By the time they purchased those assets, they have performance targets in their performance agreements. The performance targets were based on aggregate technical commercial and commercial loss reduction. When they took over, they were supposed to do a study to establish baseline losses. The plan would then be adjusted. Some of them had 10 percent reduction every year which means that they had to make investment. When they came in, tariff was not right; the loss factor was not properly evaluated. This led to serious inadequate revenue within the sector. CBN then made a N213 billion intervention as a loan to the market and not to DisCos alone but it was written in their books. It was to be recovered as tariff increases over time. Recovery will be factored into end user tariff over time.

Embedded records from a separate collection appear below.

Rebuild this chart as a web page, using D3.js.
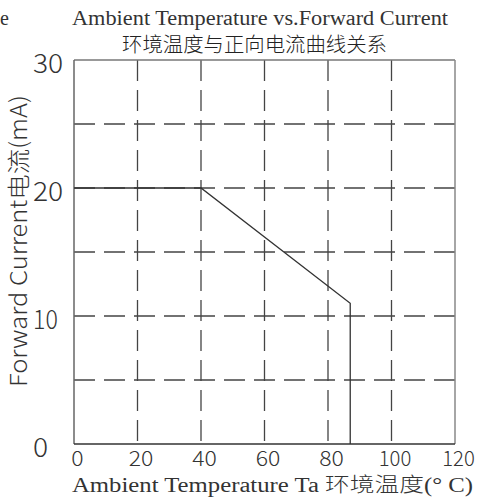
<!DOCTYPE html>
<html>
<head>
<meta charset="utf-8">
<script src="https://cdn.jsdelivr.net/npm/d3@7"></script>
<style>
  body { margin: 0; background: #fff; }
  svg { display: block; }
</style>
</head>
<body>
<div id="chart-area"></div>
<script>
// Data
const xTicks = [0, 20, 40, 60, 80, 100, 120];
const yTicks = [0, 10, 20, 30];
const xGrid = [20, 40, 60, 80, 100];
const yGrid = [5, 10, 15, 20, 25];
const curveTemp = [0, 40, 87, 87];
const curveCurrent = [20, 20, 11, 0];

const titleEn = 'Ambient Temperature vs.Forward Current';
const titleCn = '环境温度与正向电流曲线关系';
const xTitleParts = ['Ambient Temperature Ta ', '环境温度', '(° C)'];
const yTitle = 'Forward Current电流(mA)';

// Margin
const margin = { left: 74, right: 28, top: 60, bottom: 55 };
const width = 483 - margin.left - margin.right;
const height = 499 - margin.top - margin.bottom;

const svg = d3.select('#chart-area')
  .append('svg')
    .attr('width', 483)
    .attr('height', 499);

const g = svg.append('g')
  .attr('transform', 'translate(' + margin.left + ', ' + margin.top + ')');

// Scales
const x = d3.scaleLinear().domain([0, 120]).range([0, width]);
const y = d3.scaleLinear().domain([0, 30]).range([height, 0]);

const sans = '"Noto Sans CJK SC", Roboto, sans-serif';
const serif = '"Liberation Serif", "Noto Sans CJK SC", serif';

// rough label width, '1' is narrow in the reference
const labelWidth = (s, fs) => d3.sum(s.split(''), c => c === '1' ? 0.36 * fs : 0.56 * fs);

// Grid
g.selectAll('.hgrid')
  .data(yGrid)
  .enter().append('line')
    .attr('class', 'hgrid')
    .attr('x1', 0).attr('x2', width)
    .attr('y1', d => y(d)).attr('y2', d => y(d))
    .attr('stroke', '#444')
    .attr('stroke-width', 1.3)
    .attr('stroke-dasharray', '21,9');

g.selectAll('.vgrid')
  .data(xGrid)
  .enter().append('line')
    .attr('class', 'vgrid')
    .attr('x1', d => x(d)).attr('x2', d => x(d))
    .attr('y1', 0).attr('y2', height)
    .attr('stroke', '#444')
    .attr('stroke-width', 1.3)
    .attr('stroke-dasharray', '21,9');

// Frame
g.append('line').attr('x1', 0).attr('x2', width).attr('y1', 0).attr('y2', 0)
  .attr('stroke', '#777').attr('stroke-width', 1.5);
g.append('line').attr('x1', width).attr('x2', width).attr('y1', 0).attr('y2', height)
  .attr('stroke', '#888').attr('stroke-width', 1.5);
g.append('line').attr('x1', 0).attr('x2', 0).attr('y1', 0).attr('y2', height)
  .attr('stroke', '#666').attr('stroke-width', 1.5);
g.append('line').attr('x1', 0).attr('x2', width).attr('y1', height).attr('y2', height)
  .attr('stroke', '#333').attr('stroke-width', 1.5);

// Curve
const line = d3.line()
  .x(d => x(d[0]))
  .y(d => y(d[1]));

g.append('path')
  .datum(d3.zip(curveTemp, curveCurrent))
  .attr('d', line)
  .attr('fill', 'none')
  .attr('stroke', '#333')
  .attr('stroke-width', 1.3);

// X tick labels
g.selectAll('.xlabel')
  .data(xTicks)
  .enter().append('text')
    .attr('class', 'xlabel')
    .attr('x', d => x(d) + 3.5)
    .attr('y', height + 22)
    .attr('text-anchor', 'middle')
    .attr('font-family', sans)
    .attr('font-weight', 300)
    .attr('font-size', '21px')
    .attr('fill', '#333')
    .attr('textLength', d => labelWidth(String(d), 22))
    .attr('lengthAdjust', 'spacingAndGlyphs')
    .text(d => d);

// Y tick labels
g.selectAll('.ylabel')
  .data(yTicks)
  .enter().append('text')
    .attr('class', 'ylabel')
    .attr('x', 33 - margin.left)
    .attr('y', d => y(d) + 13)
    .attr('font-family', sans)
    .attr('font-weight', 300)
    .attr('font-size', '27px')
    .attr('fill', '#333')
    .attr('textLength', d => labelWidth(String(d), 27))
    .attr('lengthAdjust', 'spacingAndGlyphs')
    .text(d => d);

// Titles
svg.append('text')
  .attr('x', 0).attr('y', 25)
  .attr('font-family', serif)
  .attr('font-size', '20px')
  .attr('fill', '#333')
  .text('e');

svg.append('text')
  .attr('x', 72).attr('y', 25)
  .attr('font-family', serif)
  .attr('font-size', '20px')
  .attr('fill', '#333')
  .attr('textLength', 376)
  .attr('lengthAdjust', 'spacingAndGlyphs')
  .text(titleEn);

svg.append('text')
  .attr('x', 122).attr('y', 52)
  .attr('font-family', '"Noto Sans CJK SC", sans-serif')
  .attr('font-weight', 300)
  .attr('font-size', '20px')
  .attr('fill', '#222')
  .attr('textLength', 265)
  .attr('lengthAdjust', 'spacingAndGlyphs')
  .text(titleCn);

// X label
const xt = svg.append('text')
  .attr('x', 72).attr('y', 492)
  .attr('font-family', serif)
  .attr('font-size', '20px')
  .attr('fill', '#333')
  .attr('textLength', 401)
  .attr('lengthAdjust', 'spacingAndGlyphs');

xt.selectAll('tspan')
  .data(xTitleParts)
  .enter().append('tspan')
    .attr('font-family', (d, i) => i === 1 ? sans : serif)
    .attr('font-weight', (d, i) => i === 1 ? 300 : null)
    .text(d => d);

// Y label
svg.append('text')
  .attr('transform', 'translate(27, 241) rotate(-90)')
  .attr('text-anchor', 'middle')
  .attr('font-family', sans)
  .attr('font-weight', 300)
  .attr('font-size', '23px')
  .attr('fill', '#333')
  .attr('textLength', 292)
  .attr('lengthAdjust', 'spacingAndGlyphs')
  .text(yTitle);
</script>
</body>
</html>
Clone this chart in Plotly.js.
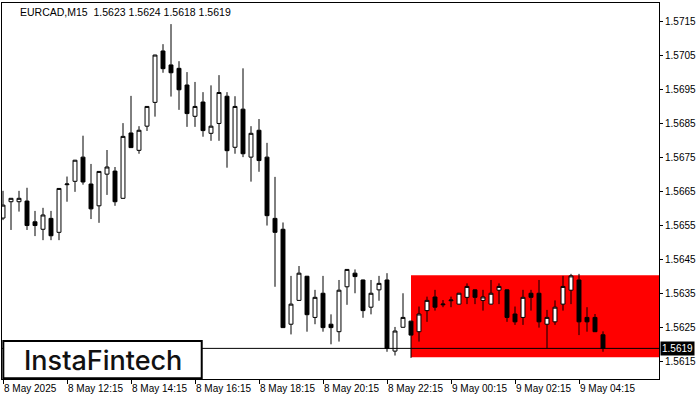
<!DOCTYPE html>
<html>
<head>
<meta charset="utf-8">
<script src="https://cdn.plot.ly/plotly-3.0.1.min.js"></script>
<style>html,body{margin:0;padding:0;background:#fff;}#chart{width:700px;height:400px;}</style>
</head>
<body>
<div id="chart"></div>
<script>
// 15-minute bars starting 8 May 2025 10:15
const startTime = '2025-05-08T10:15:00';
const open  = [1.56573,1.56621,1.56621,1.56623,1.56562,1.56540,1.56572,1.56531,1.56671,1.56681,
               1.56752,1.56673,1.56609,1.56702,1.56711,1.56631,1.56823,1.56772,1.56843,1.56913,
               1.57064,1.57023,1.57013,1.56964,1.56872,1.56914,1.56822,1.56851,1.56931,1.56781,
               1.56893,1.56752,1.56831,1.56752,1.56572,1.56540,1.56261,1.56331,1.56402,1.56281,
               1.56352,1.56261,1.56239,1.56371,1.56411,1.56391,1.56311,1.56362,1.56391,1.56182,
               1.56252,1.56270,1.56239,1.56301,1.56341,1.56318,1.56330,1.56320,1.56340,1.56362,
               1.56331,1.56320,1.56361,1.56362,1.56291,1.56281,1.56352,1.56352,1.56261,1.56268,
               1.56320,1.56361,1.56391,1.56281,1.56281,1.56230];
const high  = [1.56653,1.56632,1.56653,1.56662,1.56594,1.56603,1.56594,1.56661,1.56695,1.56744,
               1.56815,1.56732,1.56711,1.56773,1.56723,1.56852,1.56932,1.56843,1.56902,1.57053,
               1.57084,1.57143,1.57034,1.57002,1.56973,1.56943,1.56963,1.56993,1.56943,1.56931,
               1.57013,1.56843,1.56864,1.56794,1.56694,1.56560,1.56403,1.56432,1.56403,1.56362,
               1.56403,1.56290,1.56391,1.56423,1.56422,1.56392,1.56391,1.56403,1.56411,1.56253,
               1.56352,1.56271,1.56313,1.56342,1.56362,1.56332,1.56342,1.56353,1.56381,1.56363,
               1.56362,1.56391,1.56381,1.56363,1.56313,1.56362,1.56362,1.56391,1.56303,1.56331,
               1.56403,1.56409,1.56409,1.56311,1.56291,1.56240];
const low   = [1.56567,1.56538,1.56592,1.56538,1.56520,1.56508,1.56508,1.56508,1.56621,1.56650,
               1.56671,1.56570,1.56559,1.56641,1.56609,1.56630,1.56779,1.56762,1.56829,1.56871,
               1.57000,1.56930,1.56891,1.56841,1.56841,1.56812,1.56800,1.56800,1.56721,1.56762,
               1.56752,1.56680,1.56709,1.56551,1.56371,1.56250,1.56231,1.56330,1.56239,1.56261,
               1.56239,1.56202,1.56210,1.56318,1.56352,1.56280,1.56290,1.56330,1.56180,1.56169,
               1.56251,1.56162,1.56210,1.56268,1.56301,1.56311,1.56311,1.56319,1.56320,1.56320,
               1.56301,1.56319,1.56320,1.56268,1.56259,1.56259,1.56301,1.56251,1.56190,1.56259,
               1.56301,1.56320,1.56229,1.56239,1.56238,1.56180];
const close = [1.56611,1.56631,1.56631,1.56551,1.56551,1.56582,1.56521,1.56660,1.56673,1.56743,
               1.56679,1.56600,1.56710,1.56723,1.56621,1.56813,1.56780,1.56831,1.56901,1.57052,
               1.57012,1.57000,1.56950,1.56880,1.56901,1.56830,1.56843,1.56942,1.56771,1.56901,
               1.56762,1.56822,1.56742,1.56580,1.56531,1.56251,1.56320,1.56411,1.56289,1.56340,
               1.56251,1.56251,1.56361,1.56422,1.56401,1.56301,1.56352,1.56381,1.56190,1.56241,
               1.56281,1.56229,1.56291,1.56331,1.56311,1.56320,1.56332,1.56352,1.56372,1.56340,
               1.56341,1.56352,1.56372,1.56281,1.56268,1.56340,1.56340,1.56268,1.56281,1.56311,
               1.56372,1.56403,1.56268,1.56268,1.56239,1.56190];
const tickTimes  = ['2025-05-08 10:15','2025-05-08 12:15','2025-05-08 14:15','2025-05-08 16:15','2025-05-08 18:15',
                    '2025-05-08 20:15','2025-05-08 22:15','2025-05-09 00:15','2025-05-09 02:15','2025-05-09 04:15'];
const tickLabels = ['8 May 2025','8 May 12:15','8 May 14:15','8 May 16:15','8 May 18:15',
                    '8 May 20:15','8 May 22:15','9 May 00:15','9 May 02:15','9 May 04:15'];
const yTicks = [1.5615,1.5625,1.5635,1.5645,1.5655,1.5665,1.5675,1.5685,1.5695,1.5705,1.5715];
const yTickLabels = ['1.5615','1.5625','1.5635','1.5645','1.5655','1.5665','1.5675','1.5685','1.5695','1.5705','1.5715'];
const zoneStart = '2025-05-08 23:00';
const zoneTop = 1.56405, zoneBottom = 1.56164;
const bidPrice = 1.5619;
const titleText = 'EURCAD,M15  1.5623 1.5624 1.5618 1.5619';
const logoText = 'InstaFintech';

function fmt(d){
  const p = n => String(n).padStart(2,'0');
  return d.getFullYear()+'-'+p(d.getMonth()+1)+'-'+p(d.getDate())+' '+p(d.getHours())+':'+p(d.getMinutes());
}
const t0 = new Date(startTime);
const times = open.map((_, i) => fmt(new Date(t0.getTime() + i*15*60000)));

const trace = {
  type: 'candlestick',
  x: times, open: open, high: high, low: low, close: close,
  increasing: {line: {color: '#000', width: 1}, fillcolor: '#fff'},
  decreasing: {line: {color: '#000', width: 1}, fillcolor: '#000'},
  whiskerwidth: 0,
  hoverinfo: 'none',
  showlegend: false
};

const layout = {
  width: 700, height: 400,
  margin: {l: 2, r: 41, t: 3, b: 21, pad: 0},
  paper_bgcolor: '#fff', plot_bgcolor: '#fff',
  font: {family: 'Liberation Sans, Arial, sans-serif', size: 10, color: '#000'},
  showlegend: false,
  xaxis: {
    type: 'date',
    range: ['2025-05-08 10:13:07', '2025-05-09 06:45'],
    rangeslider: {visible: false},
    showgrid: false, zeroline: false,
    showline: true, mirror: true, linecolor: '#000', linewidth: 1,
    ticks: 'outside', ticklen: 4, tickcolor: '#000', tickwidth: 1,
    tickmode: 'array', tickvals: tickTimes, ticktext: tickLabels,
    tickangle: 0,
    ticklabelposition: 'outside right',
    tickfont: {family: 'Liberation Sans, Arial, sans-serif', size: 10, color: '#000'},
    fixedrange: true
  },
  yaxis: {
    side: 'right',
    range: [1.56100, 1.57205],
    showgrid: false, zeroline: false,
    showline: true, mirror: true, linecolor: '#000', linewidth: 1,
    ticks: 'outside', ticklen: 3, tickcolor: '#000', tickwidth: 1,
    tickmode: 'array', tickvals: yTicks, ticktext: yTickLabels,
    tickfont: {family: 'Liberation Sans, Arial, sans-serif', size: 10, color: '#000'},
    fixedrange: true
  },
  shapes: [
    {type: 'rect', layer: 'below', xref: 'x', yref: 'y', x0: zoneStart, x1: '2025-05-09 06:45',
     y0: zoneBottom, y1: zoneTop, fillcolor: '#ff0000', line: {width: 0}},
    {type: 'line', layer: 'above', xref: 'paper', yref: 'y', x0: 0, x1: 1, y0: bidPrice, y1: bidPrice,
     line: {color: '#000', width: 1}},
    {type: 'rect', layer: 'above', xref: 'paper', yref: 'paper', x0: 0.002, x1: 0.304, y0: 0.002, y1: 0.101,
     fillcolor: '#fff', line: {color: '#000', width: 2}}
  ],
  annotations: [
    {xref: 'paper', yref: 'paper', x: 0.024, y: 0.977, xanchor: 'left', yanchor: 'middle',
     text: titleText, showarrow: false,
     font: {family: 'Liberation Sans, Arial, sans-serif', size: 10.5, color: '#000'}},
    {xref: 'paper', yref: 'y', x: 1, y: bidPrice, xanchor: 'left', yanchor: 'middle', xshift: 1,
     text: '1.5619', showarrow: false, bgcolor: '#000', borderpad: 1,
     font: {family: 'Liberation Sans, Arial, sans-serif', size: 10, color: '#fff'}},
    {xref: 'paper', yref: 'paper', x: 0.153, y: 0.05, xanchor: 'center', yanchor: 'middle',
     text: logoText, showarrow: false,
     font: {family: 'Inter, sans-serif', size: 27, weight: 500, color: '#111'}}
  ]
};

Plotly.newPlot('chart', [trace], layout, {staticPlot: true, displayModeBar: false});
</script>
</body>
</html>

However, DisCos are now claiming that it has caused problems for them because the amount sits in their books as debts. However, tariff was literally frozen for a long time. In 2016, generation level dipped because of pipeline vandalism leading to shortage of gas supply. It messed up generation level which led to increment of unit cost of electricity which they were not able to recover and pay back generation companies.
Have we now resolved the issue of gas?
At NDPHC, we recently had serious gas shortage because we didn’t have money. International Oil Companies insist on full prepayment before delivery. So, I am prepaying 100 percent but I am getting 50 percent revenue. Secondly there were gas pipeline issues, gas producer issues, community issues also affected our operations within the first four months of 2021.